Greece unearths remnants of ancient city of Tenea

ATHENS (Reuters) - Greek archaeologists have discovered jewelry, dozens of coins and remnants of a housing settlement affirming the location of an ancient city thought to have been founded by survivors of the Trojan War in the 12th or 13th century BCE.

An aerial view of the archaeological excavation site near the village of Chiliomodi, Greece, October 31, 2018. Picture taken October 31, 2018. Greek Culture Ministry/Handout via REUTERS ATTENTION EDITORS - THIS PICTURE WAS PROVIDED BY A THIRD PARTY. NO RESALES. NO ARCHIVES.

Excavations close to the village of Chiliomodi in Greece’s southern Peloponnese region indicated the presence of the wealthy ancient city of Tenea, the Culture Ministry said in a statement.

So far, Tenea’s location was based mainly on historical references, the ministry said, and the find was proof that it existed.

The most recent excavation unearthed seven graves dating to the Roman era and Hellenistic period, and, for the first time, remnants of a settlement.

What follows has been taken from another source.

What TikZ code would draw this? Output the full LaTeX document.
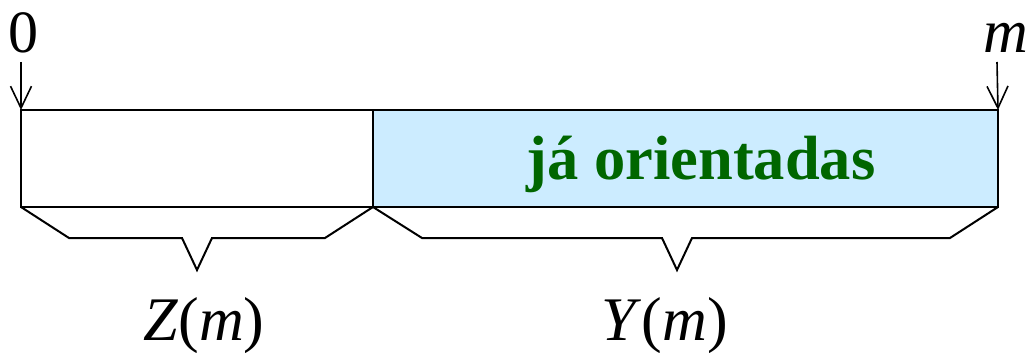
\documentclass[tikz,border=0pt]{standalone}
\usepackage{fontspec}
\setmainfont{Liberation Serif}
\usetikzlibrary{arrows.meta}
\definecolor{boxblue}{HTML}{CCECFF}
\definecolor{textgreen}{HTML}{006600}
\begin{document}
\begin{tikzpicture}[x=1pt,y=-1pt,
  seg/.style={draw=black,line width=2pt,minimum height=97pt,inner sep=0pt,outer sep=0pt,anchor=north west},
  brace/.style={draw=black,line width=2pt,line join=miter},
  pointer/.style={draw=black,line width=1.6pt,-{Straight Barb[length=22pt,width=21pt,line width=1.6pt]}},
  lbl/.style={font=\fontsize{62}{62}\selectfont,inner sep=0pt,anchor=base}]
\useasboundingbox (0,0) rectangle (1034,353);

% the two segments of the array
\node[seg,minimum width=352pt] (zbox) at (21,110) {};
\node[seg,minimum width=625pt,fill=boxblue] (ybox) at (373,110) {};
\node[lbl,font=\fontsize{62.5}{62.5}\selectfont\bfseries,text=textgreen] (done) at (701,179) {já orientadas};

% index markers
\node[lbl,font=\fontsize{60}{60}\selectfont] (zero) at (24,53) {0};
\node[lbl] (mend) at (1006,53) {\textit{m}};
\coordinate (zt) at (21,62);
\coordinate (mt) at (997,62);
\draw[pointer] (zt) -- (zbox.north west);
\draw[pointer] (mt) -- (ybox.north east);

% braces under the segments
\draw[brace] (zbox.south west) -- (69,238) -- (182,238) -- (197,270) -- (212,238)
  -- (325,238) -- (zbox.south east);
\draw[brace] (ybox.south west) -- (422,238) -- (662,238) -- (677,270) -- (692,238)
  -- (950,238) -- (ybox.south east);

% brace labels
\node[lbl] (zlab) at (204,340) {\textit{Z}(\textit{m})};
\node[lbl] (ylab) at (665,340) {\textit{Y}(\textit{m})};
\end{tikzpicture}
\end{document}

“It is significant that the remnants of the city, the paved roads, the architectural structure, came to light,” Eleni Korka, who is in charge of the dig, told Reuters.

Chiliomodi is part of a complex of communities which is called the Municipality of Tenea.

The main excavations in the area started in 2013.

According to one ancient Greek traveler and geographer, Pausanias, Tenea may have been founded by Trojans who were taken prisoner by Agamemnon, King of nearby Mycenae.

Archaologists discovered clay, stone and marble floors and some of the walls were very carefully constructed, the ministry said. They also found 200 rare coins, evidence that the city was very wealthy, Korka said.

The graves unearthed were rich in vases and jewelry. The skeleton of a woman and a child were found in one of them.

Among the findings was a golden coin to pay for the journey to an afterlife and an iron ring with a seal that depicted the Greek god Serapis sitting on a throne, Cerberus - a three-headed mythical dog that guards the gates of Ades - beside him.

“We’ve found evidence of life and death ... and all this is just a small part of the history of the place,” said Korka. “The coming years will allow us to evaluate where we stand.”